▶ _WHAT YOU WILL DO_: Each line in the material below, starting at the one with "Reproduce this chart with D3.js." and ending at the one with "const y = d3.scaleLinear().domain([-0.06, 8.5]).range([pb, pt]);", is to be reproduced exactly; no picture is to be copied.

[Code that draws figures]
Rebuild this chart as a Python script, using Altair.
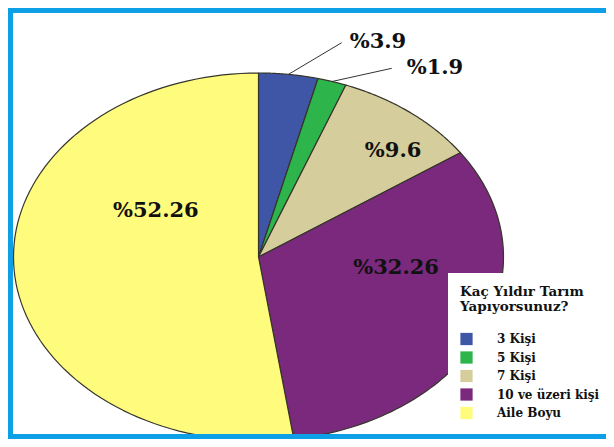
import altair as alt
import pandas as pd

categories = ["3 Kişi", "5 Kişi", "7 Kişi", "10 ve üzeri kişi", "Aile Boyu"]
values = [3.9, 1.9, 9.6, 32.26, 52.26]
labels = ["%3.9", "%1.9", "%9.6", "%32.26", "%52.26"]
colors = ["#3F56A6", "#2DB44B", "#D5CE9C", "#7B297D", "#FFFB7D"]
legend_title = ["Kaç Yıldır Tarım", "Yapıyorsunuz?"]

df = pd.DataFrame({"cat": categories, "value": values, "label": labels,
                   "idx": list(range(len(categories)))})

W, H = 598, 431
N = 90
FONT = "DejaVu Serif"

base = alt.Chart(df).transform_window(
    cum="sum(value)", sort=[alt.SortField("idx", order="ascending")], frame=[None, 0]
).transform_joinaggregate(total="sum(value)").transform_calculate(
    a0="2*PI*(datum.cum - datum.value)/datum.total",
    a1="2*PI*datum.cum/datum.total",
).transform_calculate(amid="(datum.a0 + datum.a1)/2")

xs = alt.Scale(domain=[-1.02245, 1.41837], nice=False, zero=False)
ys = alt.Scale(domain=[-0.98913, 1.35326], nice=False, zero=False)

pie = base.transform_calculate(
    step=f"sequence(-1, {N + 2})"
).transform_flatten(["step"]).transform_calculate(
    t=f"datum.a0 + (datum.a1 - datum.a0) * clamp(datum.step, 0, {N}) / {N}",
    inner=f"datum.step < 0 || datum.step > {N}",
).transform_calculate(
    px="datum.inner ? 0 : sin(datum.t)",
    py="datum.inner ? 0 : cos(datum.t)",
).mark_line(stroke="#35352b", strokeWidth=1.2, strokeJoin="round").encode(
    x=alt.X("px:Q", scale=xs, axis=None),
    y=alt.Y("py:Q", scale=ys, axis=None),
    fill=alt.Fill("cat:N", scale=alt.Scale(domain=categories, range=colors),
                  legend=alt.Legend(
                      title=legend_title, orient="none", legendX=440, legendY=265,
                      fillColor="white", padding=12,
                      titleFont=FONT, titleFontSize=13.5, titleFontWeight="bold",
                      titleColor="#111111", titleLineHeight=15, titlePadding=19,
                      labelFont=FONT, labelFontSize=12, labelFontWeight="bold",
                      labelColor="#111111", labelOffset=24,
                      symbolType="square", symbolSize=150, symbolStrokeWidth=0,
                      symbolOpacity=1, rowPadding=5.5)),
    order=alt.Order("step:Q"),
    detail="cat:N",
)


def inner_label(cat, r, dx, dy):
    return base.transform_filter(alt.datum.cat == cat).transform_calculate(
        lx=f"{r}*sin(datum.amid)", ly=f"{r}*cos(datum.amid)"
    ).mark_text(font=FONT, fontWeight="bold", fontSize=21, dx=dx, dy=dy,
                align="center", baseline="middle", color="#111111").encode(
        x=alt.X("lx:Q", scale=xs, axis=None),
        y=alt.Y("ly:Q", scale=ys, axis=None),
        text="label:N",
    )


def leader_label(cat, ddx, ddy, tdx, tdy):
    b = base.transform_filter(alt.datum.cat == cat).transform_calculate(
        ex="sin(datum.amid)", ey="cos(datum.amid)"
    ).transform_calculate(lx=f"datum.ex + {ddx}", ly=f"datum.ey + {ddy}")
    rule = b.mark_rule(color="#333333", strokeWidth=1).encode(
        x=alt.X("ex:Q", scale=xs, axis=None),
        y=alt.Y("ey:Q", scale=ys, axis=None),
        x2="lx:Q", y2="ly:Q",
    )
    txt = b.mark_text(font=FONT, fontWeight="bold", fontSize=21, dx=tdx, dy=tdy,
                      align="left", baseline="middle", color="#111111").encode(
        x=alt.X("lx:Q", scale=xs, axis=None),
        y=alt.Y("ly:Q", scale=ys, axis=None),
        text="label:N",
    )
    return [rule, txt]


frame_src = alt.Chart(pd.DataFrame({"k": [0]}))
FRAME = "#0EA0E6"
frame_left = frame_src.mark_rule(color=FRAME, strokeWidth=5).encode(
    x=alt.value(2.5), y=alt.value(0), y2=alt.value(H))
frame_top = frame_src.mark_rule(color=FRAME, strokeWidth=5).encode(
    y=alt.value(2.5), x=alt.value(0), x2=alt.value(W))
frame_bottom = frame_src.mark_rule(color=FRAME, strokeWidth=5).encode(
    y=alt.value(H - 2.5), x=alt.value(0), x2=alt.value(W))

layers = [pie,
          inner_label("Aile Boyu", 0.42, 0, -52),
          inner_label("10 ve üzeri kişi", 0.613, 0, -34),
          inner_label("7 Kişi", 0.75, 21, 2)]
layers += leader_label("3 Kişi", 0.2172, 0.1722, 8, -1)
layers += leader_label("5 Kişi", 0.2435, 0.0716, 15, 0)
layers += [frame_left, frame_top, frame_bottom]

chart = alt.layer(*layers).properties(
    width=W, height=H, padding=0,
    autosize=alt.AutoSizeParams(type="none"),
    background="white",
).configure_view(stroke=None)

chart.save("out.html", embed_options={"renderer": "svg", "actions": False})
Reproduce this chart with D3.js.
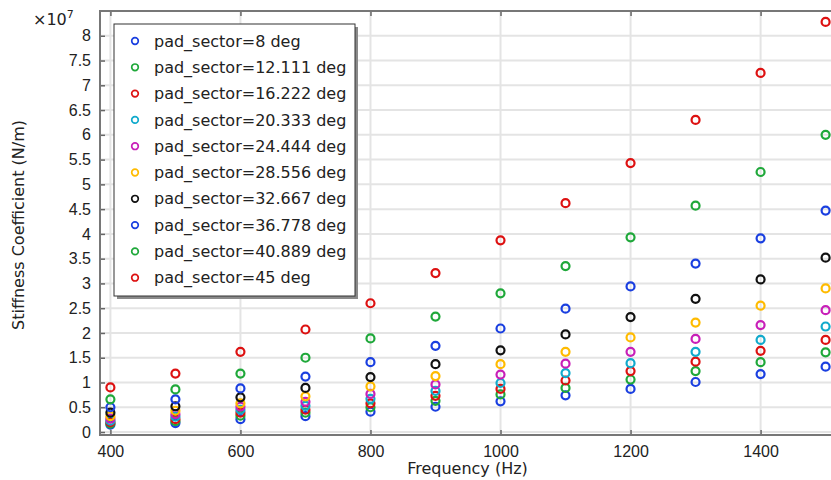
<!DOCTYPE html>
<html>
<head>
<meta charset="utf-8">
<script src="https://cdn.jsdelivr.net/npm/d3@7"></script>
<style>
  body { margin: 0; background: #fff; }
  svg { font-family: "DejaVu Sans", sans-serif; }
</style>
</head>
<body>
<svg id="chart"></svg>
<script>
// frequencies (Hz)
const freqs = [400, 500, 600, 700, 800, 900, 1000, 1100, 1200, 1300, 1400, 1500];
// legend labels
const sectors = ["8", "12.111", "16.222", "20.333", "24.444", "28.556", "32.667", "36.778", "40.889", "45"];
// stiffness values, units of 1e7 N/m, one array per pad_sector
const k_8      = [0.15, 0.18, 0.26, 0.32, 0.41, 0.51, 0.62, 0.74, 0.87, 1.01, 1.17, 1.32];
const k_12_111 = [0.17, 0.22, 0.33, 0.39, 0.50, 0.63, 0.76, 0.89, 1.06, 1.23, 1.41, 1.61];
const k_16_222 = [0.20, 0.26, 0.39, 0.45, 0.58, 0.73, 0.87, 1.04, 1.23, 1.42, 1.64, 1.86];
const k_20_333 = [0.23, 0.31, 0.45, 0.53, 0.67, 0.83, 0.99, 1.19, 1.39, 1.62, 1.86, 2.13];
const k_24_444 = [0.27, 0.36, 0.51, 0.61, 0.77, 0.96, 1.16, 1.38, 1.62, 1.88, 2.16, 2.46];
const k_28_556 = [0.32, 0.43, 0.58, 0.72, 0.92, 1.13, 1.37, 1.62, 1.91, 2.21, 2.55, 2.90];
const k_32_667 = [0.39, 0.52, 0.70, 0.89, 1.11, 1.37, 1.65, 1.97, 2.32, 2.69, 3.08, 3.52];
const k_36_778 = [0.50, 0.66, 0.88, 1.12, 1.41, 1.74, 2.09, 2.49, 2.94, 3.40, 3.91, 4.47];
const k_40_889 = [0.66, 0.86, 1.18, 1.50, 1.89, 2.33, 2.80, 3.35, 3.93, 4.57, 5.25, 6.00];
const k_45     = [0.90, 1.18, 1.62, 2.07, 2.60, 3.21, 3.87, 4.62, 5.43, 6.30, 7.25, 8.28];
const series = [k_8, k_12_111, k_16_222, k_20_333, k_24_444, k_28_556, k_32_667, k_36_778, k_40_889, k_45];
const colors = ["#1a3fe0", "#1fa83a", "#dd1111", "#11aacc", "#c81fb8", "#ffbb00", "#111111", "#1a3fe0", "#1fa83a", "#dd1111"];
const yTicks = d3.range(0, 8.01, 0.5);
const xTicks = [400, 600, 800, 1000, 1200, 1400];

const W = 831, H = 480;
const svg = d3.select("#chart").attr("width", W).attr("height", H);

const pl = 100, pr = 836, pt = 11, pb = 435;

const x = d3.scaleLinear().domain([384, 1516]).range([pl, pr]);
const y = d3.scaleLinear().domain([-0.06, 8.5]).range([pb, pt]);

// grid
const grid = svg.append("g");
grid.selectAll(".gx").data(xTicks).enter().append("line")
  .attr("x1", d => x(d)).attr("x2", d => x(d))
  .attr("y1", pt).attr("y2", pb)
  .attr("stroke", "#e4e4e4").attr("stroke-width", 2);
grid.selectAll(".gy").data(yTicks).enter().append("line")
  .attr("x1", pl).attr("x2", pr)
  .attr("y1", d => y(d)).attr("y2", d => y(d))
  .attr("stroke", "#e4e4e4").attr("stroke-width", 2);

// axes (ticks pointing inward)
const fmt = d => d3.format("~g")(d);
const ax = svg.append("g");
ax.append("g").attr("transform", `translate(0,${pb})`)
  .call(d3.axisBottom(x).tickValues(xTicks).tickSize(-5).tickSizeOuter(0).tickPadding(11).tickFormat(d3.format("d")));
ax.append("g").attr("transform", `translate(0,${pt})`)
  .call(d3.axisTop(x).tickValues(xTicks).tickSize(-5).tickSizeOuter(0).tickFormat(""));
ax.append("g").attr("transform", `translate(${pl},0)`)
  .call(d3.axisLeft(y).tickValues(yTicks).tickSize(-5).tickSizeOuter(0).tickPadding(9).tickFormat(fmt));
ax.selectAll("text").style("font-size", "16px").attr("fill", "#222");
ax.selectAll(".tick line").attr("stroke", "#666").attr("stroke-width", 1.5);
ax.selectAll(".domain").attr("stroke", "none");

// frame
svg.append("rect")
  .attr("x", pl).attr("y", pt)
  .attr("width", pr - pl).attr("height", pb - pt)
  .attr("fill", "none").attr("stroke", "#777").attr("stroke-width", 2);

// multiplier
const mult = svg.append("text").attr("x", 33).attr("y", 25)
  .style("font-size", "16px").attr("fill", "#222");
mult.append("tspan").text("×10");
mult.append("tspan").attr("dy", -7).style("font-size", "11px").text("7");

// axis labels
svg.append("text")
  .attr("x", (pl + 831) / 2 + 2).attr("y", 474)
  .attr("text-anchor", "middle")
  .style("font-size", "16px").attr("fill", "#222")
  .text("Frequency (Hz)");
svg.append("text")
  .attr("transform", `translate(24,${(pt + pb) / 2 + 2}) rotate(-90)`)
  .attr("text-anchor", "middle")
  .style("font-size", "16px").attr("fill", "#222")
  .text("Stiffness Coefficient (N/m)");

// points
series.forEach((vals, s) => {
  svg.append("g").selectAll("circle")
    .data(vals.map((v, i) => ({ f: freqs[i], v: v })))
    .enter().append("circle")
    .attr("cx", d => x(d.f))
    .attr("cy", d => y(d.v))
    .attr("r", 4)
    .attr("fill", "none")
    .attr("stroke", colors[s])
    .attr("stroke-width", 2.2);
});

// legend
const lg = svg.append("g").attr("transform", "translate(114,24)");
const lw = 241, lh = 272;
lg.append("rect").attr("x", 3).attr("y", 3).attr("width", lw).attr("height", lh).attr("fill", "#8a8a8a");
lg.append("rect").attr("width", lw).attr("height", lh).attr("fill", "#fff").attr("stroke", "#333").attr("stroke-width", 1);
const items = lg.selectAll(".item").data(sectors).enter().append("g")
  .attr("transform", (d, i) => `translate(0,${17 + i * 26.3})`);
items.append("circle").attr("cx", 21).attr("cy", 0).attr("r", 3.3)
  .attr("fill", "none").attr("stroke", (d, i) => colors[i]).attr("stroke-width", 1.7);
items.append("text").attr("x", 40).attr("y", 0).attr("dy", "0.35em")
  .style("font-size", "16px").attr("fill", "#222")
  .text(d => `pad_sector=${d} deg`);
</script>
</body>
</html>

* * *

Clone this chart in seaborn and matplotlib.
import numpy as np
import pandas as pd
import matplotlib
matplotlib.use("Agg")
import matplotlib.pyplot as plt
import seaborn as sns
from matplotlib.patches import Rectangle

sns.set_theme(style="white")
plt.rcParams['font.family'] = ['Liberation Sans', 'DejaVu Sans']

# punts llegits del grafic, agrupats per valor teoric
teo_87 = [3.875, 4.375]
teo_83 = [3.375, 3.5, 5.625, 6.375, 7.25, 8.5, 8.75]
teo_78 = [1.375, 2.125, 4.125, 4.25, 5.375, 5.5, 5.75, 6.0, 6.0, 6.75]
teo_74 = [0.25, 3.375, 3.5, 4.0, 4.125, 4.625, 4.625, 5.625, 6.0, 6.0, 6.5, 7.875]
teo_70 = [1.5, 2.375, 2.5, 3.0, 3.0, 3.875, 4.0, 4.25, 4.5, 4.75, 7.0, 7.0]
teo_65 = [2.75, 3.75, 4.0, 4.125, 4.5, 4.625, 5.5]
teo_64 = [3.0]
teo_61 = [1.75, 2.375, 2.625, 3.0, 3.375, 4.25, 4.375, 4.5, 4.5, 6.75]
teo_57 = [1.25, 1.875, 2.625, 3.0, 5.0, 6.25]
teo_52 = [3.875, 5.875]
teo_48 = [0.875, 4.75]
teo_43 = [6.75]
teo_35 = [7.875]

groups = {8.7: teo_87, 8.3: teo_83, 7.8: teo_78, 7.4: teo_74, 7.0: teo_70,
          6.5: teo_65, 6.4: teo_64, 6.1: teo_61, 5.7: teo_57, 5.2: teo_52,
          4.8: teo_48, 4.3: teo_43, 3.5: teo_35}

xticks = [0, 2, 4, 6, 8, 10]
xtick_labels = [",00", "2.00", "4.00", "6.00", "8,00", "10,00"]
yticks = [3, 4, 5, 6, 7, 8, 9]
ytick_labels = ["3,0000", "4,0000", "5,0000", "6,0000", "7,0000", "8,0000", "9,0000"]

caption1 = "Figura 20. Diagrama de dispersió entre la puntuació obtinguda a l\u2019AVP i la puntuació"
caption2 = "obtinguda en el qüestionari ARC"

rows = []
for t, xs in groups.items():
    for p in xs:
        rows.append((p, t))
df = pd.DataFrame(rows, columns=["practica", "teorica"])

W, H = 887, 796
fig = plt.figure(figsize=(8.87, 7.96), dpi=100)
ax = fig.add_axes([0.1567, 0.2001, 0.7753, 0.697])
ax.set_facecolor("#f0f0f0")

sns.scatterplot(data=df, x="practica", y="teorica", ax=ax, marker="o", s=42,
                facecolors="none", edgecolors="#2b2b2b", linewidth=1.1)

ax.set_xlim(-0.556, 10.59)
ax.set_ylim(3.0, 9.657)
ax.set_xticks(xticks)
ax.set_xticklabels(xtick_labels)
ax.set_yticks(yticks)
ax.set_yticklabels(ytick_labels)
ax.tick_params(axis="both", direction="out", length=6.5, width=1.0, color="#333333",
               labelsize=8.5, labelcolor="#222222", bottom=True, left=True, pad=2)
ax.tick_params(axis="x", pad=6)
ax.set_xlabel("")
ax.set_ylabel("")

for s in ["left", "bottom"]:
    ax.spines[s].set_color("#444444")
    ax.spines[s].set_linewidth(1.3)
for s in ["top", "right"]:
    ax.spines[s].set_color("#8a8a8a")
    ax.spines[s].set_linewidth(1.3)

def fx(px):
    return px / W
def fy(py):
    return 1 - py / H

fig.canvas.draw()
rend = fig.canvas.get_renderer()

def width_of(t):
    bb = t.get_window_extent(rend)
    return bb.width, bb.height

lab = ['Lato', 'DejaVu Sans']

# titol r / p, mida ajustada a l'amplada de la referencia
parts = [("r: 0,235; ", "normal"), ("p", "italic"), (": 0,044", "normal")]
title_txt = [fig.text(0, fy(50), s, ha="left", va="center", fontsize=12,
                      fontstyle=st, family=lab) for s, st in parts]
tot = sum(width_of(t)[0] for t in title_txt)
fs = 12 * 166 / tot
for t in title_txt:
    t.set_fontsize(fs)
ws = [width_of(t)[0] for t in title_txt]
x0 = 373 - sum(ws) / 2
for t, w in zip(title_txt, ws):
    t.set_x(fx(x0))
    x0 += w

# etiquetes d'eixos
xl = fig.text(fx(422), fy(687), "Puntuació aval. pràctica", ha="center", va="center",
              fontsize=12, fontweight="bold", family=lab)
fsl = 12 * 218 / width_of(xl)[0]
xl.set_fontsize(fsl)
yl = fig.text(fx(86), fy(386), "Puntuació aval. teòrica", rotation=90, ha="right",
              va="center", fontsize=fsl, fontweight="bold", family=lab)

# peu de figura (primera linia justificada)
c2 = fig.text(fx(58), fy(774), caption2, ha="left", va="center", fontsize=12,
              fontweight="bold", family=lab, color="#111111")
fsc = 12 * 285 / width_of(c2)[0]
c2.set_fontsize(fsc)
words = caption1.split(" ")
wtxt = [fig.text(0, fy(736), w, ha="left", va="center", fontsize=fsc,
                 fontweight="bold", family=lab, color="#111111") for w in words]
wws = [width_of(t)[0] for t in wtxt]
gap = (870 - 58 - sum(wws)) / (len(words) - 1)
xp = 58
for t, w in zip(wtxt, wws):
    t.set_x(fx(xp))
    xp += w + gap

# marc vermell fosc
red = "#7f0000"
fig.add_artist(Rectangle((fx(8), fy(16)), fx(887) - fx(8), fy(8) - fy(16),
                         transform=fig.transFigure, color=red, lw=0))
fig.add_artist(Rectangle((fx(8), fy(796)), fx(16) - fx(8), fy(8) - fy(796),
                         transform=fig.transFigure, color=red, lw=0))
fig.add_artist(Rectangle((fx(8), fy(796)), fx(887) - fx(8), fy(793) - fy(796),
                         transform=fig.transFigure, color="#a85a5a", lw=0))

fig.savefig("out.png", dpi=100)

▶ _REPLY_:
Reproduce this chart with D3.js.
<!DOCTYPE html>
<html>
<head>
<meta charset="utf-8">
<script src="https://cdn.jsdelivr.net/npm/d3@7"></script>
<style>
  body { margin: 0; background: #fff; }
  svg { font-family: "DejaVu Sans", sans-serif; }
</style>
</head>
<body>
<svg id="chart"></svg>
<script>
// frequencies (Hz)
const freqs = [400, 500, 600, 700, 800, 900, 1000, 1100, 1200, 1300, 1400, 1500];
// legend labels
const sectors = ["8", "12.111", "16.222", "20.333", "24.444", "28.556", "32.667", "36.778", "40.889", "45"];
// stiffness values, units of 1e7 N/m, one array per pad_sector
const k_8      = [0.15, 0.18, 0.26, 0.32, 0.41, 0.51, 0.62, 0.74, 0.87, 1.01, 1.17, 1.32];
const k_12_111 = [0.17, 0.22, 0.33, 0.39, 0.50, 0.63, 0.76, 0.89, 1.06, 1.23, 1.41, 1.61];
const k_16_222 = [0.20, 0.26, 0.39, 0.45, 0.58, 0.73, 0.87, 1.04, 1.23, 1.42, 1.64, 1.86];
const k_20_333 = [0.23, 0.31, 0.45, 0.53, 0.67, 0.83, 0.99, 1.19, 1.39, 1.62, 1.86, 2.13];
const k_24_444 = [0.27, 0.36, 0.51, 0.61, 0.77, 0.96, 1.16, 1.38, 1.62, 1.88, 2.16, 2.46];
const k_28_556 = [0.32, 0.43, 0.58, 0.72, 0.92, 1.13, 1.37, 1.62, 1.91, 2.21, 2.55, 2.90];
const k_32_667 = [0.39, 0.52, 0.70, 0.89, 1.11, 1.37, 1.65, 1.97, 2.32, 2.69, 3.08, 3.52];
const k_36_778 = [0.50, 0.66, 0.88, 1.12, 1.41, 1.74, 2.09, 2.49, 2.94, 3.40, 3.91, 4.47];
const k_40_889 = [0.66, 0.86, 1.18, 1.50, 1.89, 2.33, 2.80, 3.35, 3.93, 4.57, 5.25, 6.00];
const k_45     = [0.90, 1.18, 1.62, 2.07, 2.60, 3.21, 3.87, 4.62, 5.43, 6.30, 7.25, 8.28];
const series = [k_8, k_12_111, k_16_222, k_20_333, k_24_444, k_28_556, k_32_667, k_36_778, k_40_889, k_45];
const colors = ["#1a3fe0", "#1fa83a", "#dd1111", "#11aacc", "#c81fb8", "#ffbb00", "#111111", "#1a3fe0", "#1fa83a", "#dd1111"];
const yTicks = d3.range(0, 8.01, 0.5);
const xTicks = [400, 600, 800, 1000, 1200, 1400];

const W = 831, H = 480;
const svg = d3.select("#chart").attr("width", W).attr("height", H);

const pl = 100, pr = 836, pt = 11, pb = 435;

const x = d3.scaleLinear().domain([384, 1516]).range([pl, pr]);
const y = d3.scaleLinear().domain([-0.06, 8.5]).range([pb, pt]);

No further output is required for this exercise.